People won't see themselves as result-oriented in coming to those views. Rather, they will just notice (being insightful people) that certain modes of thinking usually lead to pretty inherently attractive outcomes, and the principled arguments for those modes of thinking will be more present in their minds than the principled arguments against them.
Attitudes towards the different schools of thought tend to follow. Every approach has its principled arguments for and against—no approach is perfect. But people will naturally focus on the principled arguments in favor of viewpoints that lead to results they see as fundamentally heartwarming, positive, or great. And on the flip side, they will naturally focus on the the principled arguments against viewpoints that tend to lead to results they see as fundamentally troubling or terrible.
What does this have to do with viewpoint diversity in academic hiring?
A lot, I think.
First, when it comes to evaluating the merit of scholarship during the hiring process, professors naturally tend to put a thumb on the scale of work within their subcultures. Scholarship speaking from within their legal subculture will resonate with them more than scholarship speaking from a different subculture. It's enough of a difference that, if they're not paying attention to the dynamic, what they casually perceive as just trying to hire the best people will often mean trying to hire the best people among those within their particular legal subculture.
As I see it, the importance of "viewpoint diversity" starts with just being aware of this limit to our own perceptions and the need to overcome our own biases. In law, at least, you tend to hire the best people only when you're aware that good ideas don't only come from the particular legal subculture that you personally live in, and that you need to try to step outside yourself to see that people with other views and assumptions have good ideas, too.
So that's the start, and it's basically just about overcoming our own biases as we try to measure merit.
The next part of it is the belief, based on experience, that a clash of ideas tends to sharpen them. Scholarly ideas are like a muscle. They need to be stressed to become strong. I can't be sure if I'm right unless I encounter someone who disagrees with me and who challenges me, and who forces me either to defend my view or change it. Ideally, the challenge is not just on a minor point, like how best to express an idea, but on a more fundamental issue like whether the basic premises of the argument are right or wrong.

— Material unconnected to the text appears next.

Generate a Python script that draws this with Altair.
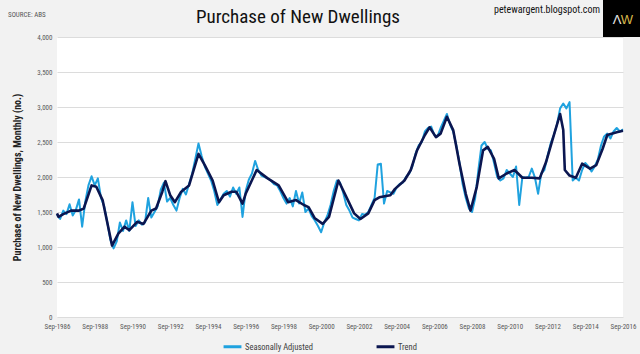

A big benefit of viewpoint diversity is that it tends make that clash of ideas a lot more likely. If everyone basically thinks the same way, there are less likely to challenge basic premises. They won't think of basic critiques as readily, and they won''t be as willing to raise them, as those outside their subcultures would be. So to make your own work stronger, it's far more valuable to get feedback from those who don't share your basic premises than those who do. Having viewpoint diversity on a faculty creates an environment that makes it more likely to strengthen scholarship among those in the majority group.
This second value of viewpoint diversity doesn't have an obvious normative "to do" in response. Different people will have different senses of what it should lead to. Maybe it simply emphasizes the importance of the de-biasing discussed above. And it doesn't mean just (roughly) left and right, or left and center, or political ideology: Different subcultures can be different methodologies, PhD disciplines, and different subject areas, too. But I think that clash of ideas based on different views of the law is a key way to improve legal scholarship, and that having viewpoint diversity makes that clash more likely to happen.
There are other benefits to viewpoint diversity, I think. I haven't addressed those to students in class, who get to learn different worldviews in their courses that can help them persuade judges from different worldviews, too. But this tweet was long enough.